WHAT IS REQUIRED:
Single out the lines of the material that contain "this" and copy them.

>>

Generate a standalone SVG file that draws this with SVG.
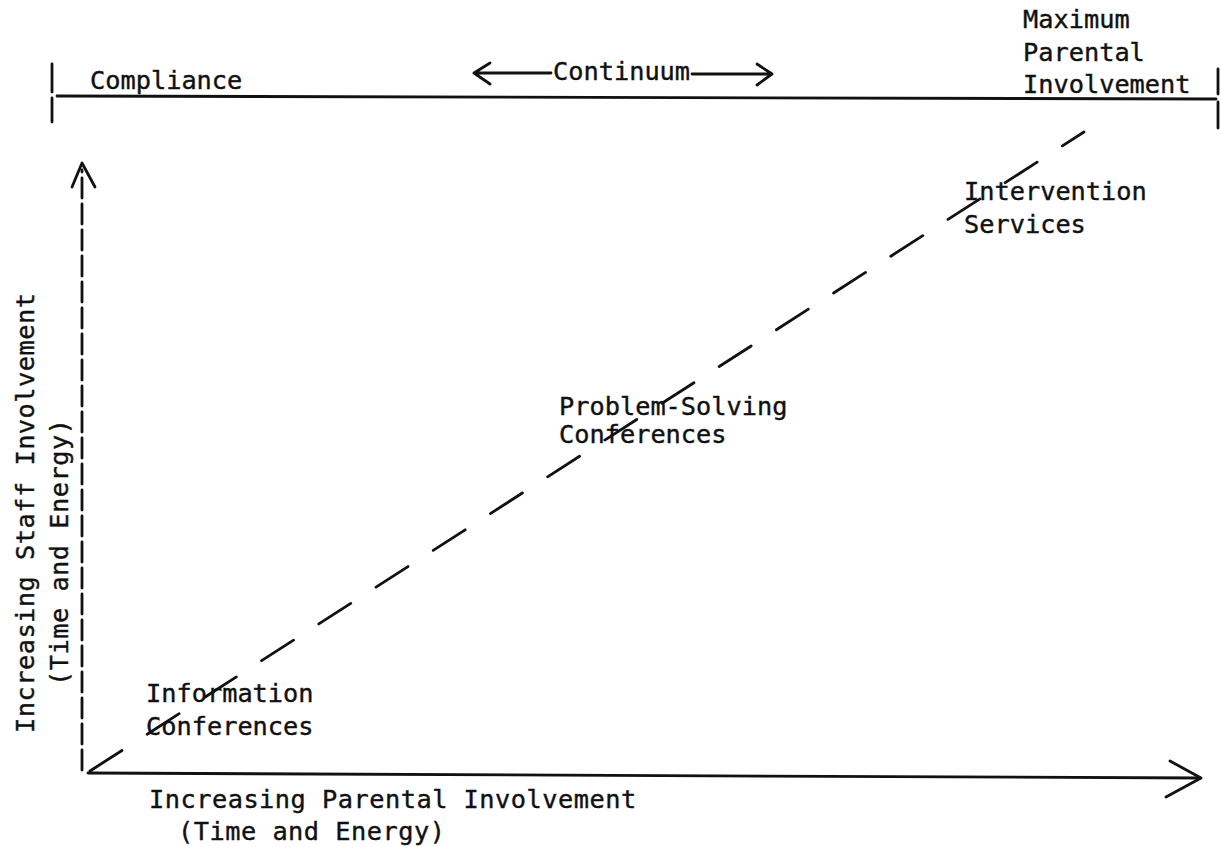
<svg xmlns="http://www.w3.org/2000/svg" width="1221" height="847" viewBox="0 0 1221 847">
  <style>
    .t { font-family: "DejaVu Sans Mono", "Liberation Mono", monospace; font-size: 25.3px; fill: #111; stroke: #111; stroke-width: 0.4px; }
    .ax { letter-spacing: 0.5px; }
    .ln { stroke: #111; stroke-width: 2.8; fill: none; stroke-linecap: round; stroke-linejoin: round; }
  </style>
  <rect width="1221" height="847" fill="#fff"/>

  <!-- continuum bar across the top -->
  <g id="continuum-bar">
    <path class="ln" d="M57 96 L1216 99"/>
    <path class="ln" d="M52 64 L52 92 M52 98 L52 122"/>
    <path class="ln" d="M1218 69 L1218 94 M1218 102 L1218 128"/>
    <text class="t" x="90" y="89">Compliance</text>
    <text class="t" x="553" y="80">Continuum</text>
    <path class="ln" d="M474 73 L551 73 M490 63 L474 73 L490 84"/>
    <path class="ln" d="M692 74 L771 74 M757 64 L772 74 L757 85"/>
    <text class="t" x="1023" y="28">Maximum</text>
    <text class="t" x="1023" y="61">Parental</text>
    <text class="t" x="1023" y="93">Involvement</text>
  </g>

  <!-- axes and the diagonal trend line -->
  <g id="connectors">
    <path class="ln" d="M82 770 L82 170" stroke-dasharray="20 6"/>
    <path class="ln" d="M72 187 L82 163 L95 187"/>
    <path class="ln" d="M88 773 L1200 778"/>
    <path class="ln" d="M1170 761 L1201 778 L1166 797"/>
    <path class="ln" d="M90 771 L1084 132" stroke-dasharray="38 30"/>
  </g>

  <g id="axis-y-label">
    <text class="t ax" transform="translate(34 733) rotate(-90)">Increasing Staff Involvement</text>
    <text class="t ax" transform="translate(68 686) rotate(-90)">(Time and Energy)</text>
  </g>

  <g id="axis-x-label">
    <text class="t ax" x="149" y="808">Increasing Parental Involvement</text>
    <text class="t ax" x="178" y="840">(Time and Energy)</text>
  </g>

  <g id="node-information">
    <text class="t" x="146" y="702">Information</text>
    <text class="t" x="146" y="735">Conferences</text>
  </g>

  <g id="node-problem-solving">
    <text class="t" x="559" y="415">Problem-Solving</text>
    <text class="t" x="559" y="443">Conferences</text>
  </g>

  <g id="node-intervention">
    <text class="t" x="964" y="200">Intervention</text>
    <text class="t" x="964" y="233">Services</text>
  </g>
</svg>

<<
>>

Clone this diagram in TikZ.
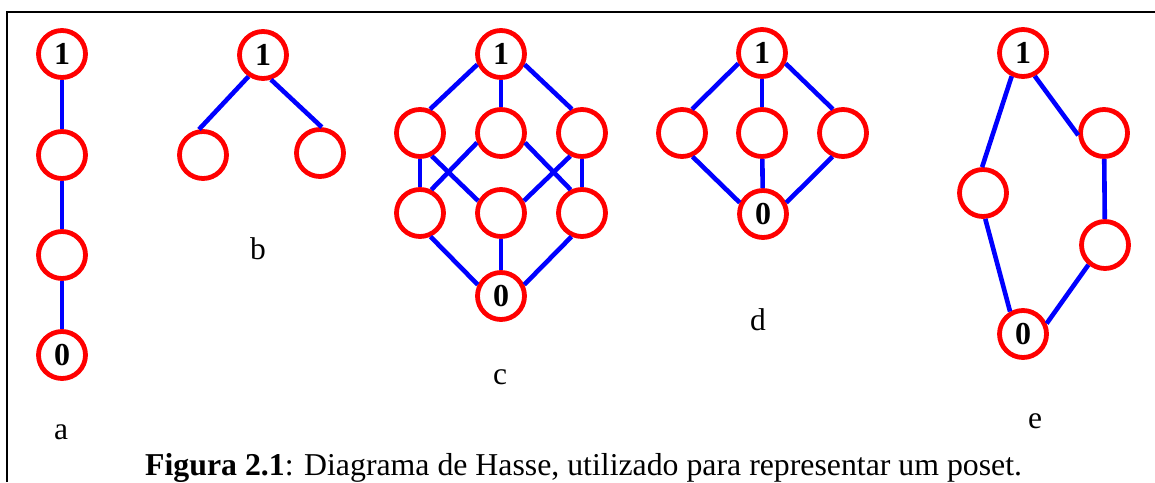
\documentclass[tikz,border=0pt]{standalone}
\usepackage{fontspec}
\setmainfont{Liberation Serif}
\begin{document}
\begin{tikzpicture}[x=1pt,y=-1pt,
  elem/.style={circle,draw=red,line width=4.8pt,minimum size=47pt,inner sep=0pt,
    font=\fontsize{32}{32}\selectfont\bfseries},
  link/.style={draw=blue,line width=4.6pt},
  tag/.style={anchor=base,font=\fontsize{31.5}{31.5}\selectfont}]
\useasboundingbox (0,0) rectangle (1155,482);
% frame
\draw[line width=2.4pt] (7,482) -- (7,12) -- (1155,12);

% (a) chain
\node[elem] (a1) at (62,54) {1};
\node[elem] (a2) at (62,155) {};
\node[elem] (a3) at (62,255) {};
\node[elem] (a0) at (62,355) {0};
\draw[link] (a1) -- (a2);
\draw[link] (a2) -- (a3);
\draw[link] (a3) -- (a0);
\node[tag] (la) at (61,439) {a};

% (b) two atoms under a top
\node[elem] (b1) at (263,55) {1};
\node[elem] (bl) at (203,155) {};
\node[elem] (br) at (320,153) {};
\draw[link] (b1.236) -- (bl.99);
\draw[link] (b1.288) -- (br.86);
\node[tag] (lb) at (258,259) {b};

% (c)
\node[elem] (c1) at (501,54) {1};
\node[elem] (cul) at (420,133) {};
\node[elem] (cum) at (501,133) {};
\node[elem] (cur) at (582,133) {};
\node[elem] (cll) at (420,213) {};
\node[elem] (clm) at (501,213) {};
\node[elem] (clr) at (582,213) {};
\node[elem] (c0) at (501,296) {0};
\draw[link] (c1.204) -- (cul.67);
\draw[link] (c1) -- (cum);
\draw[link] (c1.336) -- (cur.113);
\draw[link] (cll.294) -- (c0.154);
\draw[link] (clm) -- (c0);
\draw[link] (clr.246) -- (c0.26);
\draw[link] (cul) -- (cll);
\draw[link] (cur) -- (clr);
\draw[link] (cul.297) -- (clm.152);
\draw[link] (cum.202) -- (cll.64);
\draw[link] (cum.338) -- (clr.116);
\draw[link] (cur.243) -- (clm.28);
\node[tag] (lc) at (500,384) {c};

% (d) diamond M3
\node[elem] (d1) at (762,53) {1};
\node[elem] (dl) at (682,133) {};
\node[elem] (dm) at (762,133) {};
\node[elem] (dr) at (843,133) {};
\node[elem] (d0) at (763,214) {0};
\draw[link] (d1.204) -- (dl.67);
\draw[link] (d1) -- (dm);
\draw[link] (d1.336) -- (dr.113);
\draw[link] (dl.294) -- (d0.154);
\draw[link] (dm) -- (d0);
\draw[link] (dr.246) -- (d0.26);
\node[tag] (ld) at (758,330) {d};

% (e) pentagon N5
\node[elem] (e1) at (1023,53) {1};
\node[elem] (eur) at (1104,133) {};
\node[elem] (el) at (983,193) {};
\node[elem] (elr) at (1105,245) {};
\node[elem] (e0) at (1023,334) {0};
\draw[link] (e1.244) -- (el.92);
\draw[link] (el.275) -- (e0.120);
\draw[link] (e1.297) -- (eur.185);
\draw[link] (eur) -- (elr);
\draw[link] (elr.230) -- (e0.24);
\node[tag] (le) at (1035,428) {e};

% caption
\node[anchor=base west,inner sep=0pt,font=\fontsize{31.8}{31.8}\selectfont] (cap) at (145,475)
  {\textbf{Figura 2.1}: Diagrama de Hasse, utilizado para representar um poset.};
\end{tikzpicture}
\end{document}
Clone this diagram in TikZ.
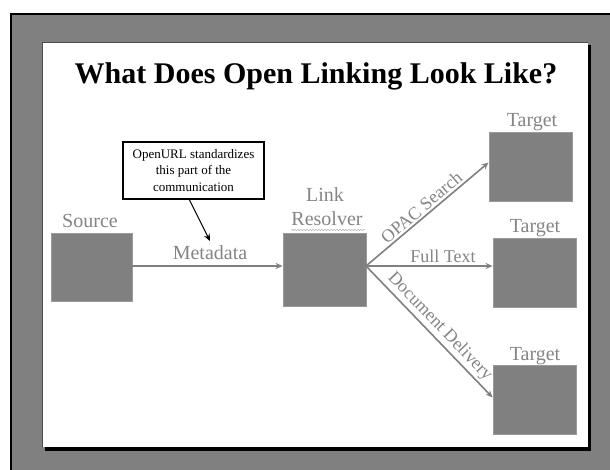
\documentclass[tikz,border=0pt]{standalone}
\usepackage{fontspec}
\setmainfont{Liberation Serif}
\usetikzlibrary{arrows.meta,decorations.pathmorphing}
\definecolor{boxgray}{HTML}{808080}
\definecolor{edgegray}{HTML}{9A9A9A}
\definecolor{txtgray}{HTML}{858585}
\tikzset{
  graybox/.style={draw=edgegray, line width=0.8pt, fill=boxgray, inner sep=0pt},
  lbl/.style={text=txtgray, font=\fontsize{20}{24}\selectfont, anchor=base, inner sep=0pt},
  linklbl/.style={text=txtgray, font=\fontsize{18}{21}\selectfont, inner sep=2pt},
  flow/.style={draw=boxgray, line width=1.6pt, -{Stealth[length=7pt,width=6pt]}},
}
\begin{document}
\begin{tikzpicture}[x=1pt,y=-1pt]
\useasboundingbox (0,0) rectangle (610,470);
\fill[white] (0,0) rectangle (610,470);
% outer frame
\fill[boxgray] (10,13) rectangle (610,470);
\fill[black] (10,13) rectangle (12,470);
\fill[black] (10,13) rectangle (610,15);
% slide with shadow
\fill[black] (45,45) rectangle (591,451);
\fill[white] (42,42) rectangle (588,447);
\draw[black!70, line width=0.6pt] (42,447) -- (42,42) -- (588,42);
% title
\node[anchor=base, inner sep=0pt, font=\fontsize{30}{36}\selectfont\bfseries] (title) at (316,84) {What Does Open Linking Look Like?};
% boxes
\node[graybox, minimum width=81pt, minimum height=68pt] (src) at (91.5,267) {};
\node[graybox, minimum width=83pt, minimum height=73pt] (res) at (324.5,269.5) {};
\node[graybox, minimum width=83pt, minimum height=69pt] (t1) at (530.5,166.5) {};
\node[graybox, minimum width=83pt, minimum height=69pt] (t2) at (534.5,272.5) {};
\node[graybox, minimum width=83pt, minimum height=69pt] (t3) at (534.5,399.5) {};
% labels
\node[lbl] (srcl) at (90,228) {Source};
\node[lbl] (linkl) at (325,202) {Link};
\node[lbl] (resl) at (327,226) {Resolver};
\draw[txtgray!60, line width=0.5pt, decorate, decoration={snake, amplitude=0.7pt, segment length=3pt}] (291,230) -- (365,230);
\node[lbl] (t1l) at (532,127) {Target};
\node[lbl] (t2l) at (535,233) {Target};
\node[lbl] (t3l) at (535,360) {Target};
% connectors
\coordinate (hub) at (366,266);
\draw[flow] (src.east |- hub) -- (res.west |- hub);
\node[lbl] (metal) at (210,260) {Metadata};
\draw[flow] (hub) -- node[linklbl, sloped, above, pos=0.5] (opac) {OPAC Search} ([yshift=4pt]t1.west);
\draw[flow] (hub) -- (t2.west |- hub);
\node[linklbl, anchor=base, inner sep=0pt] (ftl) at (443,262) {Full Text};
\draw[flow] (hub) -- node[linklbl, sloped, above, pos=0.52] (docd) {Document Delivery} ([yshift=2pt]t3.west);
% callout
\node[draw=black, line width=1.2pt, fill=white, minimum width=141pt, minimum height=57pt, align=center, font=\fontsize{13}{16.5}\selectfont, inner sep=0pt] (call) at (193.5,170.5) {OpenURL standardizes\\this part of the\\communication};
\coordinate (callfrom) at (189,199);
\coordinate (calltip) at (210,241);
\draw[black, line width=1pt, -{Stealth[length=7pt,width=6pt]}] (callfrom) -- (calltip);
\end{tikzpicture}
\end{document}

<<

FINISHED EXERCISE:
Generate a standalone SVG file that draws this with SVG.
Clone this diagram in TikZ.
Clone this diagram in TikZ.
\node[draw=black, line width=1.2pt, fill=white, minimum width=141pt, minimum height=57pt, align=center, font=\fontsize{13}{16.5}\selectfont, inner sep=0pt] (call) at (193.5,170.5) {OpenURL standardizes\\this part of the\\communication};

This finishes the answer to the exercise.